L'article 2.4 de cette convention, intitulé "non-concurrence", stipulait notamment :

"Le mandataire est libre de conclure tout autre contrat de gérance mandat ainsi que tout autre contrat d'exploitation d'un fonds de commerce, sous quelque modalité que ce soit, ou encore tout autre contrat relatif à la distribution de produits ou de services, dès lors que de tels contrats n'ont pas pour objet la gestion d'un fonds de commerce ayant une activité concurrente à celle de Besson chaussures, et que, plus généralement, ces éventuels contrats ne portent pas atteinte à la nécessaire exécution de bonne foi de la présente convention. En effet, pendant toute la durée du présent contrat, en vertu de l'obligation de loyauté qui lui incombe, le mandataire ou ses représentants légaux s'interdisent de s'intéresser directement ou indirectement, à la vente ou à la promotion de produits concurrents de ceux faisant l'objet du présent contrat et de collaborer, sous quelque forme que ce soit, à une entreprise concurrente à celle du mandant".

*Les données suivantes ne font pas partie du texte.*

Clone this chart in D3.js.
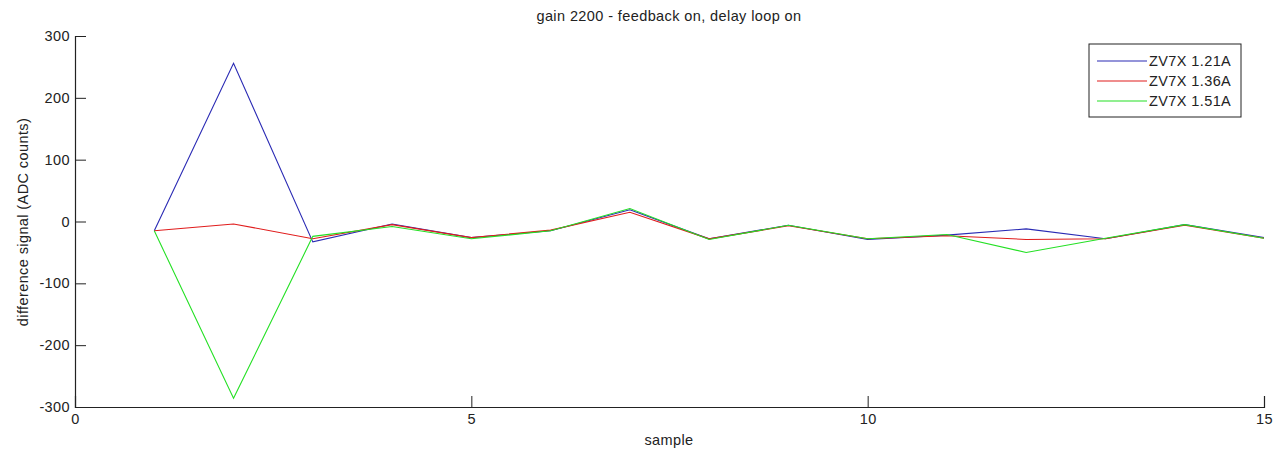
<!DOCTYPE html>
<html>
<head>
<meta charset="utf-8">
<script src="https://cdn.jsdelivr.net/npm/d3@7"></script>
<style>
  html, body { margin: 0; padding: 0; background: #fff; }
  svg { display: block; font-family: "Liberation Sans", Arial, sans-serif; }
</style>
</head>
<body>
<svg id="chart" width="1276" height="451"></svg>
<script>
// Sample index along the horizontal axis
const samples = [1, 2, 3, 4, 5, 6, 7, 8, 9, 10, 11, 12, 13, 14, 15];

// Difference signal (ADC counts) for each operating current
const seriesNames = ["ZV7X 1.21A", "ZV7X 1.36A", "ZV7X 1.51A"];
const current121 = [-15, 256, -33, -4, -26, -15, 19, -28, -6, -29, -22, -12, -28, -5, -26];
const current136 = [-15, -4, -28, -5, -26, -14, 15, -28, -7, -28, -23, -29, -28, -6, -27];
const current151 = [-15, -286, -24, -8, -28, -15, 21, -29, -6, -28, -21, -50, -27, -5, -27];

const xTicks = [0, 5, 10, 15];
const yTicks = [-300, -200, -100, 0, 100, 200, 300];

const seriesColors = ["#2a2ab4", "#e01c1c", "#24e024"];
const seriesValues = [current121, current136, current151];

const svg = d3.select("#chart");
const plotLeft = 75, plotRight = 1264, plotTop = 36, plotBottom = 407;
const textColor = "#222";
const fontSize = 14.5;
const spacing = "0.4px";

const x = d3.scaleLinear().domain([0, 15]).range([plotLeft, plotRight]);
const y = d3.scaleLinear().domain([-300, 300]).range([plotBottom, plotTop]);

// Plain hyphen for negatives
const fmt = d => String(d);

// Axes (left and bottom only, ticks pointing inward)
const xAxis = d3.axisBottom(x).tickValues(xTicks).tickFormat(fmt).tickSize(-11).tickPadding(18);
const yAxis = d3.axisLeft(y).tickValues(yTicks).tickFormat(fmt).tickSize(-11).tickPadding(17);

const gx = svg.append("g").attr("transform", `translate(0,${plotBottom})`).call(xAxis);
const gy = svg.append("g").attr("transform", `translate(${plotLeft},0)`).call(yAxis);

[gx, gy].forEach(g => {
  g.select(".domain").attr("stroke", textColor).attr("stroke-width", 1.2);
  g.selectAll(".tick line").attr("stroke", textColor);
  g.selectAll(".tick text").attr("fill", textColor).attr("font-size", fontSize)
    .attr("letter-spacing", spacing)
    .attr("font-family", "Liberation Sans, Arial, sans-serif");
});
gy.selectAll(".tick text").attr("x", -5);
gx.selectAll(".tick text").attr("y", 7);

// Series lines
const line = d3.line().x((d, i) => x(samples[i])).y(d => y(d));
seriesValues.forEach((vals, k) => {
  svg.append("path")
    .datum(vals)
    .attr("fill", "none")
    .attr("stroke", seriesColors[k])
    .attr("stroke-width", 1.1)
    .attr("d", line);
});

// Title and axis labels
function label(sel) {
  return sel.attr("text-anchor", "middle")
    .attr("font-size", fontSize)
    .attr("letter-spacing", spacing)
    .attr("fill", textColor);
}

svg.append("text").attr("x", 669).attr("y", 21)
  .call(label).text("gain 2200 - feedback on, delay loop on");

svg.append("text").attr("x", 669).attr("y", 445)
  .call(label).text("sample");

svg.append("text").attr("transform", "translate(28,222) rotate(-90)")
  .call(label).text("difference signal (ADC counts)");

// Legend
const legend = svg.append("g");
legend.append("rect")
  .attr("x", 1089).attr("y", 44).attr("width", 152).attr("height", 73)
  .attr("fill", "#fff").attr("stroke", textColor).attr("stroke-width", 1);
seriesNames.forEach((name, k) => {
  const ly = 61 + k * 20;
  legend.append("line")
    .attr("x1", 1097).attr("x2", 1147).attr("y1", ly).attr("y2", ly)
    .attr("stroke", seriesColors[k]).attr("stroke-width", 1.1);
  legend.append("text")
    .attr("x", 1149).attr("y", ly + 5)
    .attr("font-size", fontSize).attr("letter-spacing", spacing)
    .attr("fill", textColor)
    .text(name);
});
</script>
</body>
</html>
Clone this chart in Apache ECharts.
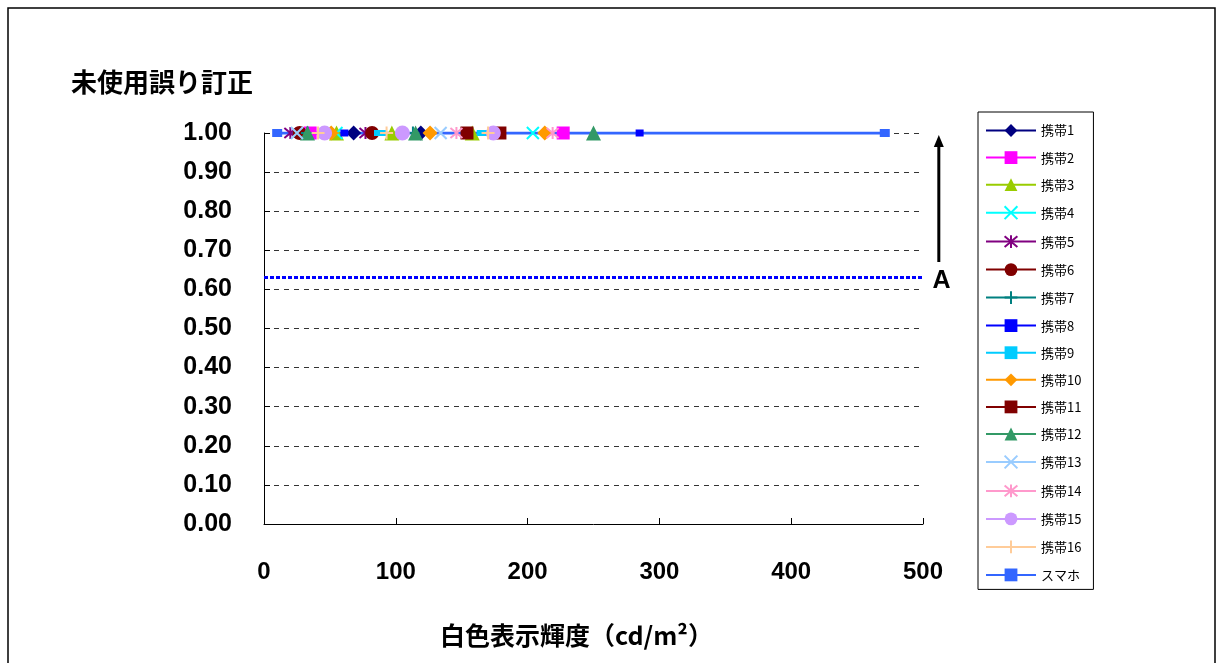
<!DOCTYPE html>
<html>
<head>
<meta charset="utf-8">
<script src="https://cdn.jsdelivr.net/npm/echarts@6/dist/echarts.min.js"></script>
<style>
  html, body { margin: 0; padding: 0; background: #fff; }
  #chart { width: 1217px; height: 663px; }
</style>
</head>
<body>
<div id="chart"></div>
<script>
// Unused error-correction ratio versus white display luminance
const seriesNames = ['携帯1','携帯2','携帯3','携帯4','携帯5','携帯6','携帯7','携帯8',
  '携帯9','携帯10','携帯11','携帯12','携帯13','携帯14','携帯15','携帯16','スマホ'];

// Luminance (cd/m²) of each measured point; every point has a ratio of 1.00
const lum1  = [68, 119];
const lum2  = [35, 227];
const lum3  = [55, 97, 158];
const lum4  = [55, 204];
const lum5  = [20, 77];
const lum6  = [27, 82];
const lum7  = [33, 113];
const lum8  = [61, 285];
const lum9  = [88, 166];
const lum10 = [51, 126, 213];
const lum11 = [154, 179];
const lum12 = [33, 115, 250];
const lum13 = [25, 134];
const lum14 = [146, 219];
const lum15 = [46, 105, 174];
const lum16 = [41, 93, 170];
const lumPhone = [10, 471];

const ratio1  = [1.00, 1.00];
const ratio2  = [1.00, 1.00];
const ratio3  = [1.00, 1.00, 1.00];
const ratio4  = [1.00, 1.00];
const ratio5  = [1.00, 1.00];
const ratio6  = [1.00, 1.00];
const ratio7  = [1.00, 1.00];
const ratio8  = [1.00, 1.00];
const ratio9  = [1.00, 1.00];
const ratio10 = [1.00, 1.00, 1.00];
const ratio11 = [1.00, 1.00];
const ratio12 = [1.00, 1.00, 1.00];
const ratio13 = [1.00, 1.00];
const ratio14 = [1.00, 1.00];
const ratio15 = [1.00, 1.00, 1.00];
const ratio16 = [1.00, 1.00, 1.00];
const ratioPhone = [1.00, 1.00];

// Required level and the arrow pointing toward the measured values
const thresholdLevel = 0.63;
const arrowLum = 512;
const arrowFrom = 0.67;
const arrowTo = 0.995;
const arrowLabel = 'A';

const yTicks = [0, 0.1, 0.2, 0.3, 0.4, 0.5, 0.6, 0.7, 0.8, 0.9, 1.0];
const xTicks = [0, 100, 200, 300, 400, 500];

const lumList = [lum1, lum2, lum3, lum4, lum5, lum6, lum7, lum8, lum9, lum10,
  lum11, lum12, lum13, lum14, lum15, lum16, lumPhone];
const ratioList = [ratio1, ratio2, ratio3, ratio4, ratio5, ratio6, ratio7, ratio8, ratio9, ratio10,
  ratio11, ratio12, ratio13, ratio14, ratio15, ratio16, ratioPhone];

const SYM_X = 'path://M0,0L10,10M10,0L0,10';
const SYM_STAR = 'path://M0,0L10,10M10,0L0,10M5,-1L5,11';
const SYM_PLUS = 'path://M5,0L5,10M0,5L10,5';

const styles = [
  { color: '#000080', symbol: 'diamond', size: 15 },
  { color: '#FF00FF', symbol: 'rect', size: 13 },
  { color: '#99CC00', symbol: 'triangle', size: 15 },
  { color: '#00FFFF', symbol: SYM_X, size: 12, stroke: true },
  { color: '#800080', symbol: SYM_STAR, size: 12, stroke: true },
  { color: '#800000', symbol: 'circle', size: 14 },
  { color: '#008080', symbol: SYM_PLUS, size: 13, stroke: true },
  { color: '#0000FF', symbol: 'rect', size: [8, 7] },
  { color: '#00CCFF', symbol: 'rect', size: [12, 6] },
  { color: '#FF9900', symbol: 'diamond', size: 15 },
  { color: '#800000', symbol: 'rect', size: 13 },
  { color: '#339966', symbol: 'triangle', size: 15 },
  { color: '#99CCFF', symbol: SYM_X, size: 12, stroke: true },
  { color: '#FF99CC', symbol: SYM_STAR, size: 12, stroke: true },
  { color: '#CC99FF', symbol: 'circle', size: 15 },
  { color: '#FFCC99', symbol: SYM_PLUS, size: 13, stroke: true },
  { color: '#3366FF', symbol: 'rect', size: [10, 8] }
];

const series = [];
seriesNames.forEach(function (name, i) {
  const st = styles[i];
  const pts = lumList[i].map(function (x, k) { return [x, ratioList[i][k]]; });
  const isPhone = i === seriesNames.length - 1;
  const item = { color: st.color };
  if (st.stroke) { item.borderColor = st.color; item.borderWidth = 2; }
  series.push({
    name: name,
    type: 'line',
    data: pts,
    symbol: st.symbol,
    symbolSize: st.size,
    showSymbol: isPhone,
    itemStyle: item,
    lineStyle: { color: st.color, width: isPhone ? 3 : 2 },
    z: isPhone ? 3 : 2,
    animation: false
  });
});
// Markers of the handsets drawn above the smartphone line
seriesNames.slice(0, 16).forEach(function (name, i) {
  const st = styles[i];
  const item = { color: st.color, opacity: 1 };
  if (st.stroke) { item.borderColor = st.color; item.borderWidth = 2; }
  series.push({
    name: name,
    type: 'scatter',
    data: lumList[i].map(function (x, k) { return [x, ratioList[i][k]]; }),
    symbol: st.symbol,
    symbolSize: st.size,
    itemStyle: item,
    z: 4,
    animation: false
  });
});
// Required-level dotted line
series[0].markLine = {
  silent: true,
  symbol: 'none',
  label: { show: false },
  lineStyle: { color: '#0000FF', type: [4, 2], width: 3 },
  data: [{ yAxis: thresholdLevel }],
  animation: false
};

const chart = echarts.init(document.getElementById('chart'));
const option = {
  backgroundColor: '#fff',
  animation: false,
  title: {
    text: '未使用誤り訂正',
    left: 66, top: 64,
    textStyle: { fontFamily: 'Noto Sans CJK JP', fontWeight: 'bold', fontSize: 26, color: '#000' }
  },
  grid: { left: 264, top: 133, width: 659, height: 391 },
  legend: {
    orient: 'vertical',
    left: 978, top: 112,
    padding: [12, 12, 8, 7],
    itemWidth: 50, itemHeight: 16, itemGap: 14.1,
    borderColor: '#000', borderWidth: 1,
    data: seriesNames,
    textStyle: { fontFamily: 'Noto Sans CJK JP', fontSize: 13, color: '#000' }
  },
  xAxis: {
    type: 'value', min: 0, max: 500, interval: 100,
    name: '白色表示輝度（cd/m²）',
    nameLocation: 'middle', nameGap: 99,
    nameTextStyle: { fontFamily: 'Noto Sans CJK JP', fontWeight: 'bold', fontSize: 25, color: '#000',
      padding: [0, 34, 0, 0] },
    axisLine: { lineStyle: { color: '#000', width: 1 } },
    axisTick: { inside: true, length: 6, lineStyle: { color: '#000' } },
    axisLabel: { margin: 36, fontFamily: 'Liberation Sans', fontWeight: 'bold', fontSize: 24, color: '#000',
      formatter: function (v) { return xTicks.indexOf(v) >= 0 ? String(v) : ''; } },
    splitLine: { show: false }
  },
  yAxis: {
    type: 'value', min: 0, max: 1, interval: 0.1,
    axisLine: { show: true, lineStyle: { color: '#000', width: 1 } },
    axisTick: { show: true, inside: true, length: 6, lineStyle: { color: '#000' } },
    axisLabel: { margin: 32, fontFamily: 'Liberation Sans', fontWeight: 'bold', fontSize: 25, color: '#000',
      formatter: function (v) {
        const t = yTicks.find(function (y) { return Math.abs(y - v) < 1e-6; });
        return t === undefined ? '' : t.toFixed(2);
      } },
    splitLine: { show: true, lineStyle: { color: '#333', type: [5, 5], width: 1 } }
  },
  series: series
};
chart.setOption(option);

// Outer frame, arrow and its label placed through the axis scales
const p0 = chart.convertToPixel({ gridIndex: 0 }, [arrowLum, arrowFrom]);
const p1 = chart.convertToPixel({ gridIndex: 0 }, [arrowLum, arrowTo]);
const pA = chart.convertToPixel({ gridIndex: 0 }, [arrowLum + 2, thresholdLevel - 0.01]);
chart.setOption({
  graphic: [
    { type: 'rect', shape: { x: 8, y: 8, width: 1207, height: 700 },
      style: { fill: 'none', stroke: '#000', lineWidth: 1.5 }, silent: true, z: 0 },
    { type: 'line', shape: { x1: p0[0], y1: p0[1], x2: p1[0], y2: p1[1] + 8 },
      style: { stroke: '#000', lineWidth: 3 }, silent: true },
    { type: 'polygon', shape: { points: [[p1[0], p1[1]], [p1[0] - 5, p1[1] + 12], [p1[0] + 5, p1[1] + 12]] },
      style: { fill: '#000' }, silent: true },
    { type: 'text', x: pA[0], y: pA[1],
      style: { text: arrowLabel, fill: '#000', font: 'bold 25px "Liberation Sans"', align: 'center', verticalAlign: 'middle' },
      silent: true }
  ]
});
</script>
</body>
</html>
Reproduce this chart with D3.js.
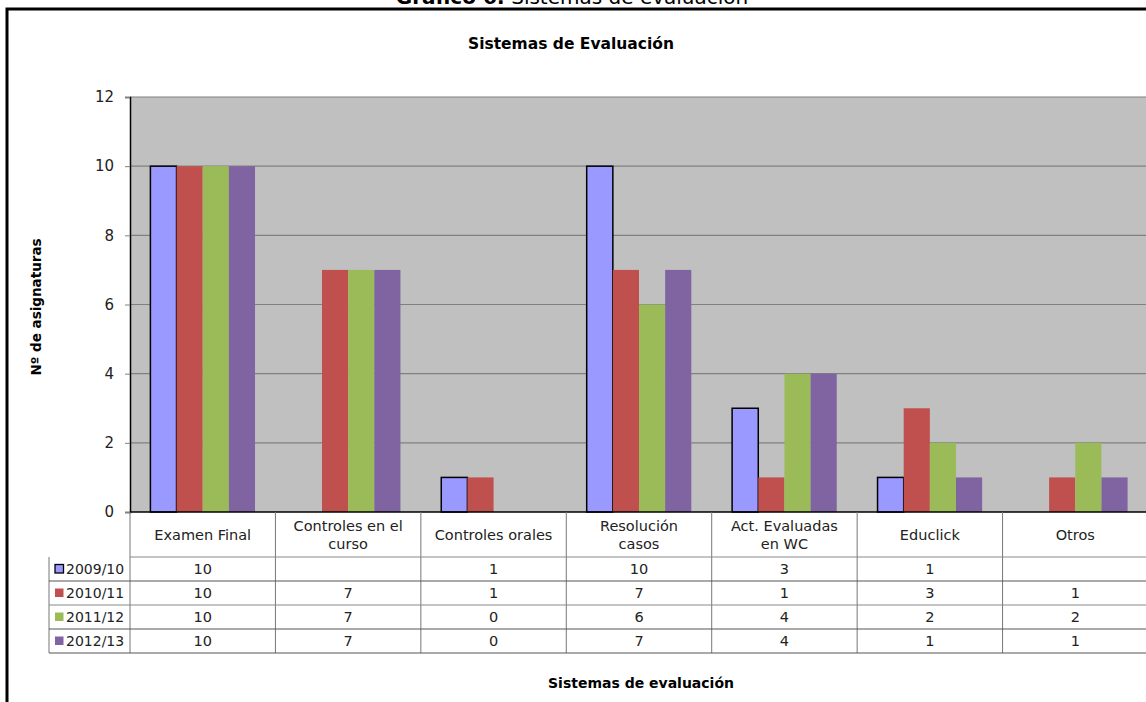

A l'article 3.5.2, il était prévu que :

- chacune des parties pourrait mettre fin au contrat en avertissant l'autre de sa décision par lettre recommandée avec accusé de réception un mois avant la date effective de résiliation, ce délai étant augmenté en fonction de la durée de la relation entre les parties et porté à 2 mois si la durée de la relation excédait 10 ans,

- en cas de résiliation par le mandant pour faute grave du mandataire, celle-ci prendrait effet le jour même de la réception par le mandataire de la lettre recommandée avec accusé de réception lui notifiant la résiliation du contrat ainsi que la faute grave retenue à ...".

L'article 3.5.3 relatif à l'indemnisation de la résiliation du contrat par le mandant mentionnait que :

- si la durée des relations entre les parties était supérieure à 10 ans, le mandant verserait au mandataire une indemnité égale au montant des commissions acquises pendant les 7 mois précédant la résiliation,

- la date prise en compte pour déterminer le début des relations entre les parties afin de calculer l'indemnité de résiliation était celle de la première convention conclue entre les parties,

- aucune indemnisation ne serait due au mandataire si le mandant mettait fin au contrat pour faute grave du mandataire.

Par lettre de son conseil du 20 mars 2015, la société P2M shoes s'est plainte auprès de la société Besson chaussures de divers manquements à ses obligations contractuelles, en particulier du non-remboursement de charges d'exploitation et du délaissement du magasin dont l'aménagement datait de 1988 alors que la concurrence était de plus en plus forte en raison de l'implantation de nouveaux magasins sous les enseignes Chaussea et Halle aux chaussures.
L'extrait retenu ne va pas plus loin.